Year in review: Arms race escalates in South Asia region

Rapid militarism across South Asia is likely to continue in the New Year and beyond as simmering tension between its two larger member states – nuclear rivals India and Pakistan – persists.

The neighbours have been to war three times since independence in 1947 and fought an 11-week-long border skirmish in 1999 in the disputed northern Kashmir province – divided between the two, but claimed by both – in which 1200 soldiers died.

They have been competing fiercely in upgrading their respective militaries at great cost.

Not only have they imported advanced fighter jets, airborne early warning and control aircraft, helicopter gunships, drones, aircraft carriers, warships, submarines, tanks, varied missiles and advanced infantry weaponry for vast sums of money, but they have also been locked in an equally disastrous, pricey and worrying nuclear arms race.

India is projected to spend US$100 to US$120 billion by 2022 on modernising its conventional military capability as it strives to evolve from a regional to a continental power.

Analysts and financial think-tanks estimate that India, the world’s largest materiel procurer, will remain so over the next decade as it strives to replace its predominantly Soviet and Russian military equipment that had reached collective obsolescence.

Corresponding figures for Pakistan were not quantifiable as Islamabad primarily acquires its defence hardware from the US, and from China at “friendly” undisclosed rates.

Pakistan’s enhanced militarism was also tied in with its war on Islamists which in recent weeks had shown signs of flagging following disputes with the US, but its major conventional and atomic weapon capability remain India-centric.

Pakistan had also shifted the sub-continent’s strategic goalposts by developing tactical nuclear weapons to counter India’s conventional military superiority and to pre-empt its evolving war-fighting doctrine predicated to executing swift, surgical strikes.

India, too, is stockpiling its cache of strategic weapons, developing long-range missiles – it plans on testing an intercontinental ballistic missile with a range of over 5000km early next year – and by deploying its locally designed nuclear-powered ballistic submarine in the New Year to complete the sea-leg of its nuclear deterrence.

This deterrence is based on a mix of nuclear weapons deliverable by air, mobile land-based platforms and sea-based assets.

Defence planners in New Delhi are arming the country for a two-front conflict with not only Pakistan but also nuclear-armed China, with whom it has an unresolved border dispute over which the two fought a disastrous war in 1962 in which India came off worse.

Simmering tensions between the world’s two most populous states persist despite continuing negotiations and the recent upswing in bilateral diplomatic, political, commercial and even military ties.

Frequent forays by the People’s Liberation Army into Indian territory along the 5045km undemarcated line of control continue as do its aggressive statements with regard to one of the world’s longest running frontier disputes.
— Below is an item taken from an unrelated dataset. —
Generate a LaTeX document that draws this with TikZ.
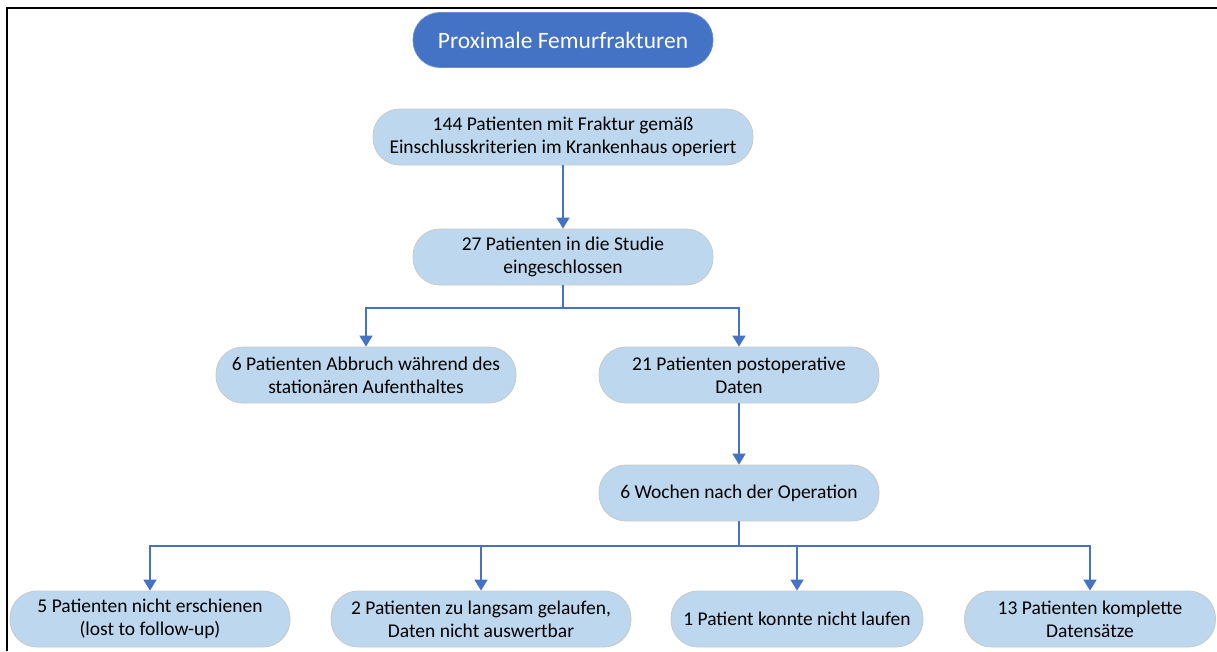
\documentclass[tikz,border=0pt]{standalone}
\usepackage{fontspec}
\setmainfont{Carlito}
\usetikzlibrary{arrows.meta}
\definecolor{dblue}{HTML}{4472C4}
\definecolor{lblue}{HTML}{BDD7EE}
\definecolor{edgegray}{HTML}{C9C9C9}
\begin{document}
\begin{tikzpicture}[x=1pt,y=-1pt,
  box/.style={draw=edgegray,line width=0.8pt,fill=lblue,rounded corners=27pt,
    minimum height=56pt,align=center,inner sep=0pt,
    font=\fontsize{19.5}{23}\selectfont,text=black},
  titlebox/.style={draw=dblue!80!white,line width=0.8pt,fill=dblue,rounded corners=27pt,
    minimum height=55pt,minimum width=300pt,align=center,inner sep=0pt,
    font=\fontsize{23.5}{26}\selectfont,text=white},
  conn/.style={draw=dblue,line width=1.5pt},
  arr/.style={conn,-{Triangle[width=13pt,length=11pt]}}]
\useasboundingbox (0,0) rectangle (1217,651);
\draw[line width=2pt] (7,651) -- (7,8) -- (1217,8);
\node[titlebox] (t) at (563,40) {Proximale Femurfrakturen};
\node[box,minimum width=380pt] (a) at (563,137) {144 Patienten mit Fraktur gemäß\\Einschlusskriterien im Krankenhaus operiert};
\node[box,minimum width=300pt] (b) at (563,257) {27 Patienten in die Studie\\eingeschlossen};
\node[box,minimum width=300pt] (c) at (366,375) {6 Patienten Abbruch während des\\stationären Aufenthaltes};
\node[box,minimum width=280pt] (d) at (739,375) {21 Patienten postoperative\\Daten};
\node[box,minimum width=280pt] (e) at (739,493) {6 Wochen nach der Operation};
\node[box,minimum width=280pt] (f1) at (150,619) {5 Patienten nicht erschienen\\(lost to follow-up)};
\node[box,minimum width=300pt] (f2) at (481,619) {2 Patienten zu langsam gelaufen,\\Daten nicht auswertbar};
\node[box,minimum width=252pt] (f3) at (797,619) {1 Patient konnte nicht laufen};
\node[box,minimum width=251pt] (f4) at (1090,619) {13 Patienten komplette\\Datensätze};
\coordinate (bus1) at (563,308);
\coordinate (bus2) at (739,546);
\draw[arr] (a) -- (b);
\draw[conn] (b) -- (bus1);
\draw[arr] (bus1) -| (c);
\draw[arr] (bus1) -| (d);
\draw[arr] (d) -- (e);
\draw[conn] (e) -- (bus2);
\draw[arr] (bus2) -| (f1);
\draw[arr] (bus2) -| (f2);
\draw[arr] (bus2) -| (f3);
\draw[arr] (bus2) -| (f4);
\end{tikzpicture}
\end{document}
India is augmenting its military preparedness and infrastructural development along this frontier in response to similarly heightened Chinese activity on the other side.

India is also preparing to deploy its 2000-2200km range strategic Agni II intermediate-range ballistic missiles and Prithvi III surface-to-surface ballistic missiles with a 350km range to the Chinese border.

An unspecified number of missile units under the Strategic Forces Command, which controls India’s nuclear arsenal, have recently been placed under the army’s eastern command that has responsibility for managing the Chinese threat.

The Indian Air Force plans in the New Year to increase the number of Su-30 MkI multi-role fighters at bases bordering Tibet.

This was in response to the PLA Air Force establishing at least four airbases in Tibet and three in southern China capable of mounting operations against India.

The Indian Army is raising two mountain divisions for deployment along the Chinese border while the Government is concentrating on strengthening and building roads and bridges along the frontier.

This would enable India’s military to swiftly bring forces into the region and sustain them logistically in the event of any “trouble”, army officers said.

To counter China’s “string of pearls” strategy of clinching regional defence and security agreements to secure its mounting fuel requirements, enhance its military profile from the Gulf to the South China Sea and expand its presence in the Indian Ocean region, the Indian Navy is growing “longer sea legs” by acquiring aircraft carriers, tankers and troop ships.

China is developing Gwadar Port on Pakistan’s western Makran coast: a move that could seriously endanger vital Indian and US shipping routes in the Gulf in addition to firming up defence-related ties with Bangladesh, Cambodia, Burma and Thailand.

Beijing also has shadowy security ties with the Maldives, Sri Lanka and the Seychelles in the Indian Ocean.

And though the Sri Lankan Army defeated the Tamil Tiger guerrillas in May 2009 after a 26-year civil war, it has opted to retain its 300,000 strong defence forces.

Bangladesh, too, is modernising its military hardware with Chinese help while the Himalayan kingdom of Nepal, having reached an accord with the Maoists, is grappling with inducting their cadres into the army.